-- INFORMATION SUPPLIED --

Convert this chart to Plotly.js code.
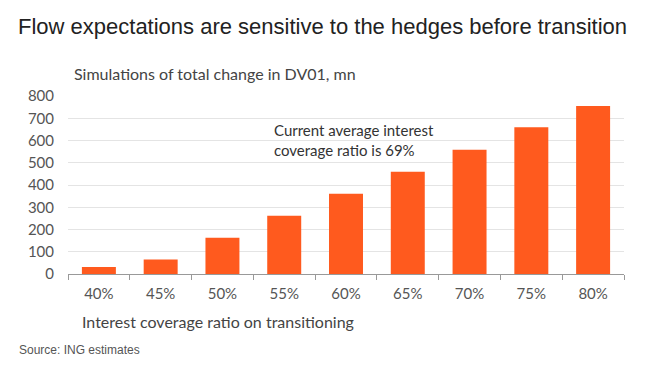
<!DOCTYPE html>
<html>
<head>
<meta charset="utf-8">
<script src="https://cdn.plot.ly/plotly-3.0.1.min.js"></script>
<style>html,body{margin:0;padding:0;background:#fff;}#chart{width:659px;height:390px;}</style>
</head>
<body>
<div id="chart"></div>
<script>
const categories = ["40%", "45%", "50%", "55%", "60%", "65%", "70%", "75%", "80%"];
const dv01Change = [32, 65, 163, 262, 361, 460, 558, 660, 755];
const yTicks = [0, 100, 200, 300, 400, 500, 600, 700, 800];

const W = 659, H = 390;
const L = 68, R = 624, T = 96, B = 274;
const pw = R - L, ph = B - T;
const px = x => (x - L) / pw;
const py = y => (B - y) / ph;
const bodyFont = "Lato, 'Open Sans', sans-serif";

const data = [{
  type: "bar",
  x: categories,
  y: dv01Change,
  marker: {color: "#ff5a1e"},
  hoverinfo: "x+y"
}];

const layout = {
  width: W, height: H,
  margin: {l: L, r: W - R, t: T, b: H - B, pad: 0},
  paper_bgcolor: "#fff",
  plot_bgcolor: "#fff",
  showlegend: false,
  bargap: 0.45,
  title: {
    text: "Flow expectations are sensitive to the hedges before transition",
    x: 18 / W, xanchor: "left",
    y: 1 - 26 / H, yanchor: "middle",
    font: {family: "Arial, 'Liberation Sans', sans-serif", size: 22, color: "#222"}
  },
  xaxis: {
    type: "category",
    tickson: "boundaries",
    ticks: "outside",
    ticklen: 5,
    tickcolor: "#999",
    showline: true,
    linecolor: "#999",
    linewidth: 1,
    showgrid: false,
    ticklabelstandoff: 6,
    tickfont: {family: bodyFont, size: 15, color: "#555"},
    fixedrange: true
  },
  yaxis: {
    range: [0, 800],
    tickvals: yTicks,
    ticktext: yTicks.map(String),
    showgrid: true,
    gridcolor: "#e4e4e4",
    gridwidth: 1,
    zeroline: false,
    ticks: "",
    ticklabelstandoff: 13,
    tickfont: {family: bodyFont, size: 15, color: "#555"},
    fixedrange: true
  },
  annotations: [
    {
      text: "Simulations of total change in DV01, mn",
      xref: "paper", yref: "paper",
      x: px(72), y: py(74), xanchor: "left", yanchor: "middle",
      showarrow: false,
      font: {family: bodyFont, size: 16, color: "#444"}
    },
    {
      text: "Current average interest<br>coverage ratio is 69%",
      xref: "paper", yref: "paper",
      x: px(272), y: py(140), xanchor: "left", yanchor: "middle",
      align: "left",
      showarrow: false,
      font: {family: bodyFont, size: 15, color: "#333"}
    },
    {
      text: "Interest coverage ratio on transitioning",
      xref: "paper", yref: "paper",
      x: px(80), y: py(321), xanchor: "left", yanchor: "middle",
      showarrow: false,
      font: {family: bodyFont, size: 16, color: "#444"}
    },
    {
      text: "Source: ING estimates",
      xref: "paper", yref: "paper",
      x: px(17), y: py(350), xanchor: "left", yanchor: "middle",
      showarrow: false,
      font: {family: "Arial, 'Liberation Sans', sans-serif", size: 12, color: "#555"}
    }
  ]
};

Plotly.newPlot("chart", data, layout, {displayModeBar: false, staticPlot: true});
</script>
</body>
</html>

-- WRITTEN TASK --
Copy every line that contains the string "chart".

-- OUTPUT OF THE TASK --
Convert this chart to Plotly.js code.
<style>html,body{margin:0;padding:0;background:#fff;}#chart{width:659px;height:390px;}</style>
<div id="chart"></div>
Plotly.newPlot("chart", data, layout, {displayModeBar: false, staticPlot: true});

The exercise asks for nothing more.